Loi autorisant l’approbation du protocole additionnel à l’accord du 9 octobre 1997 entre le Gouvernement de la République française et le Gouvernement de la République fédérale d’Allemagne relatif à la coopération dans leurs zones frontalières entre les autorités de police et les autorités douanières concernant l’emploi transfrontalier d’aéronefs. (Sénat 2 novembre 2017, Assemblée 15 février, JO 20 avril)
Le texte de loi est disponible sur cette page.
Loi autorisant l’approbation de l’accord entre le Gouvernement de la République française et le Gouvernement de la Principauté d’Andorre concernant l’amélioration de la viabilité des routes nationales 20, 320 et 22 entre Tarascon-sur-Ariège et la frontière franco-andorrane. (Assemblée 20 décembre 2017, Sénat 15 février, JO 28 avril)
Ce texte est disponible ici.
Modifications du 04/11/2018 : Remplacement dans les titres de “Proposition/Projet de loi” par simplement “Loi” (ces lois ayant été votées et étant actuellement en vigueur). Correction de fautes d’orthographe. Ajout du lien vers le texte de loi pour la loi autorisant l’approbation de l’accord entre le Gouvernement de la République française et le Conseil des ministres de Bosnie-Herzégovine relatif à la mobilité des jeunes. Ajout des dates de passage à l’Assemblée nationale, au Sénat et au JO pour les lois où ces informations étaient manquantes.

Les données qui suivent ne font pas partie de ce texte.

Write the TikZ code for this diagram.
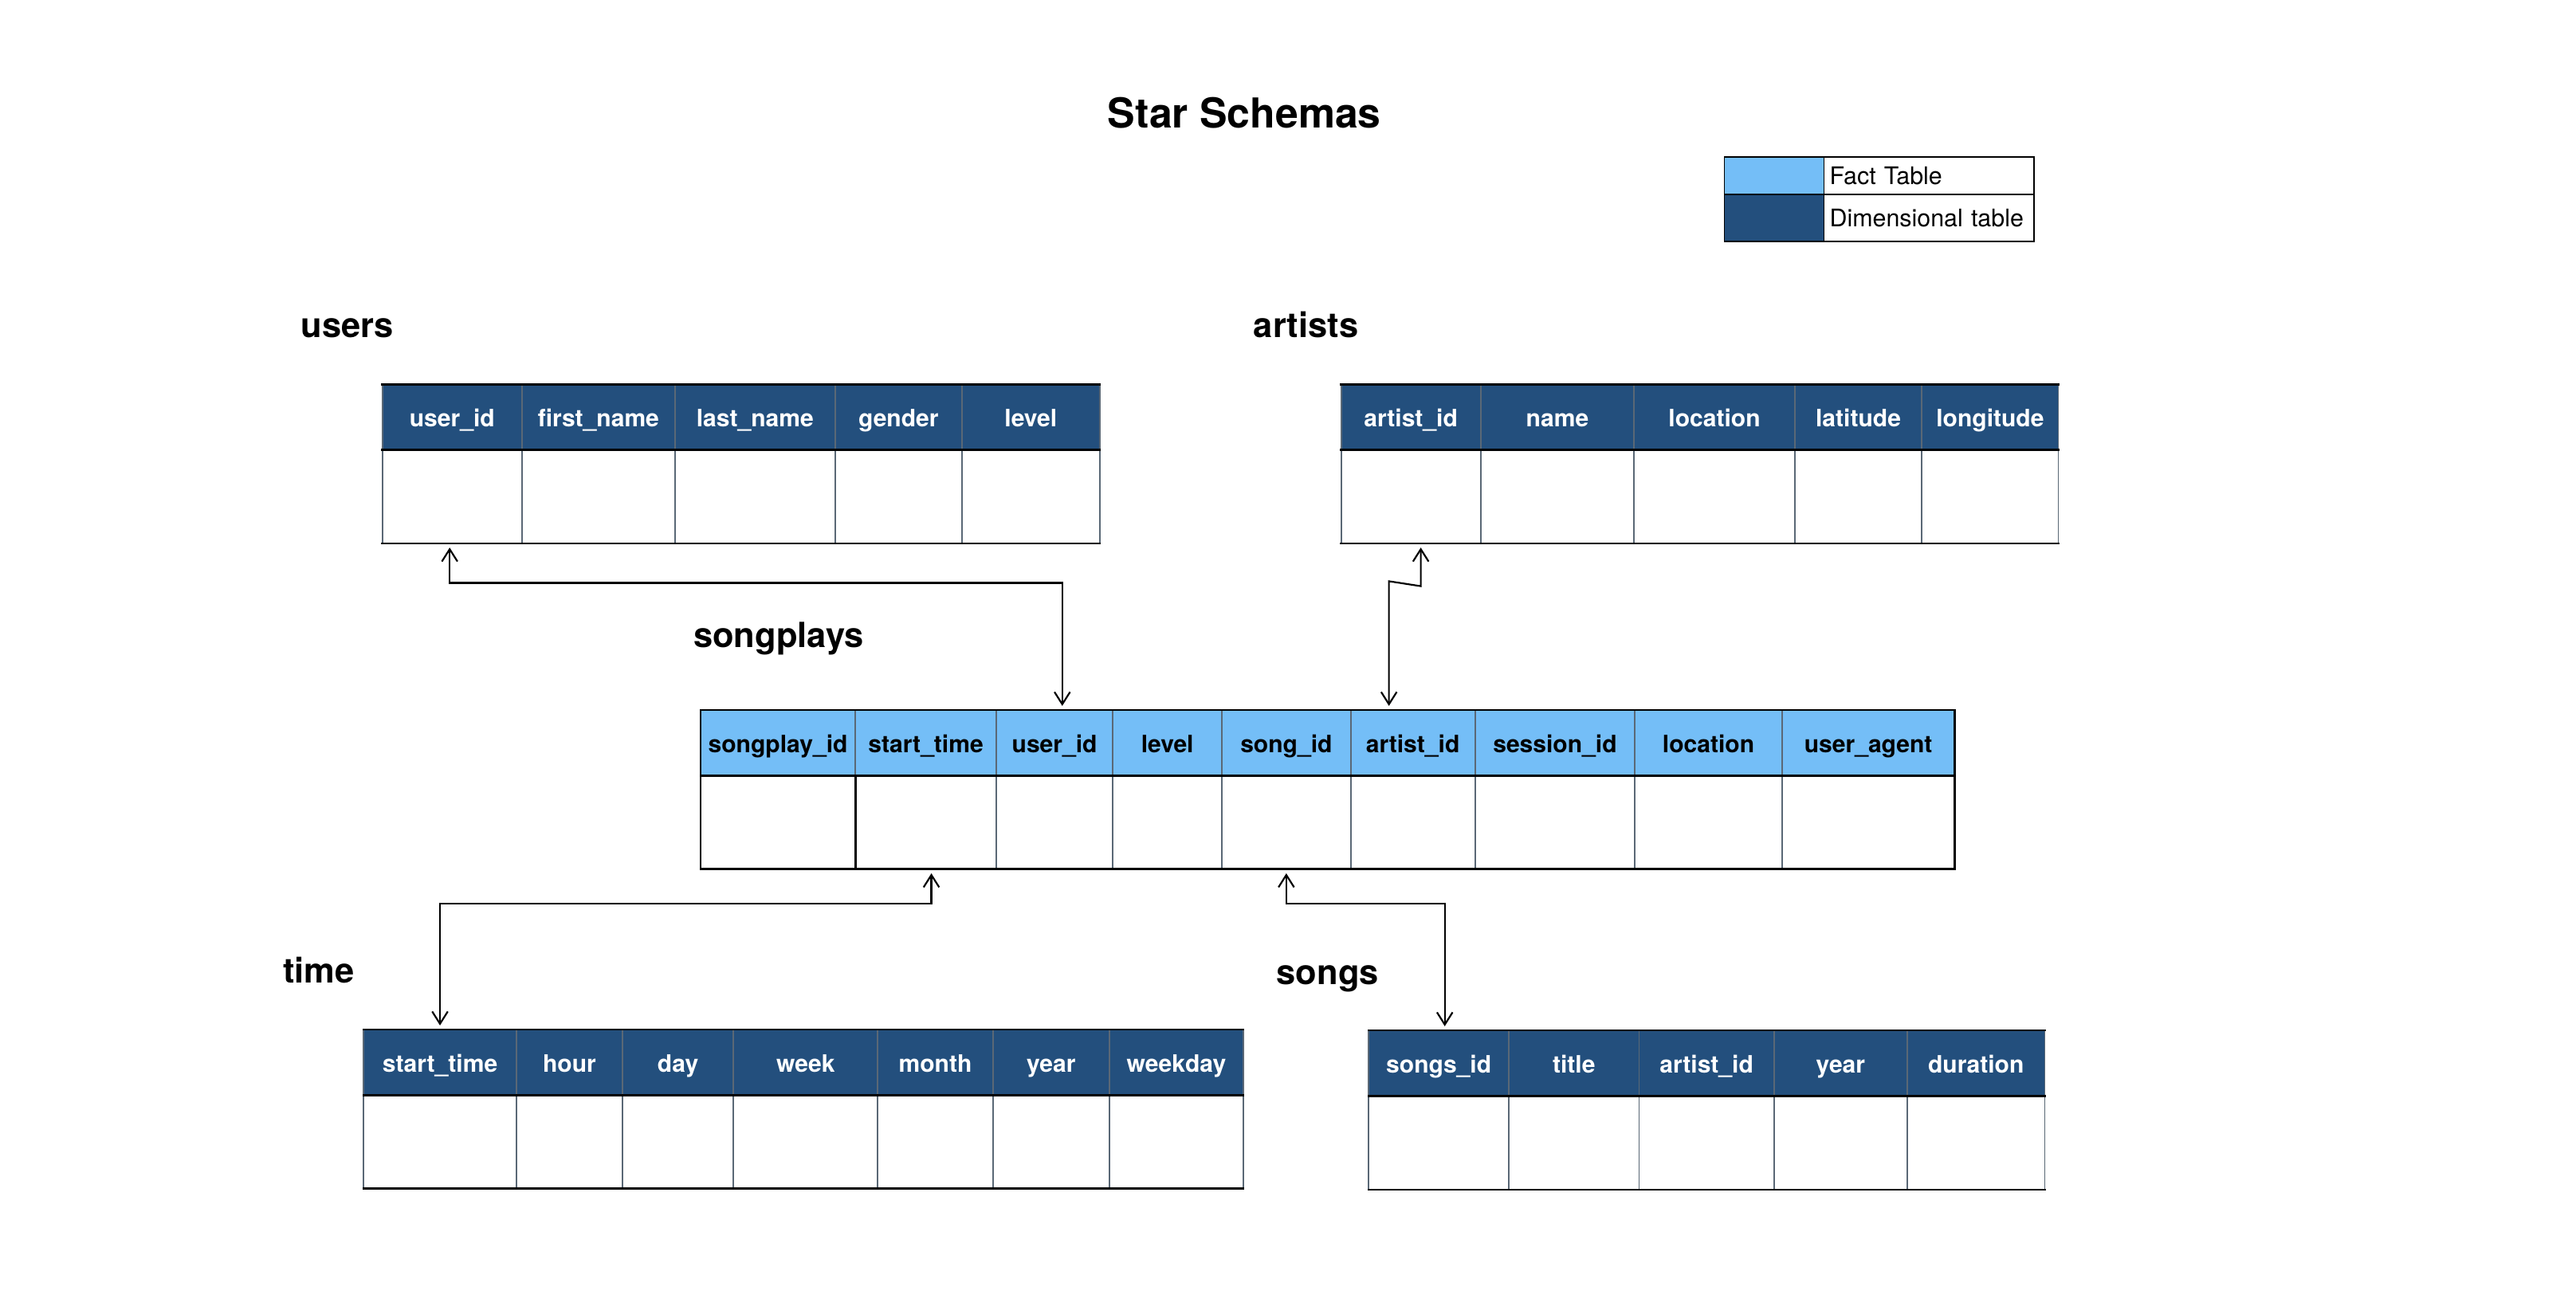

Modifications du premier paragraphe pour ressembler à celui des articles précédents.
Modifications du 12/08/2019 : Sept lois ont été enlevées pour être mises dans l’article où est leur place. Une loi a été ajoutée (on l’avait ratée à l’époque).
Modifications du 28/08/2019 : Modifications des premiers paragraphes pour plus de cohérence entre les différents articles. Ajout d’un lien.
Modifications du 04/11/2019 : Modification de l’ordre des lois (désormais, les lois d’approbation/ratification d’accord/protocole/traité sont mises à la fin, les ratifications d’ordonnances juste avant, les habilitations d’ordonnances juste avant, les lois de financement/règlement du budget juste avant, et les autres lois juste avant; à l’intérieur de ces catégories, l’ordre est l’ordre de parution au JO).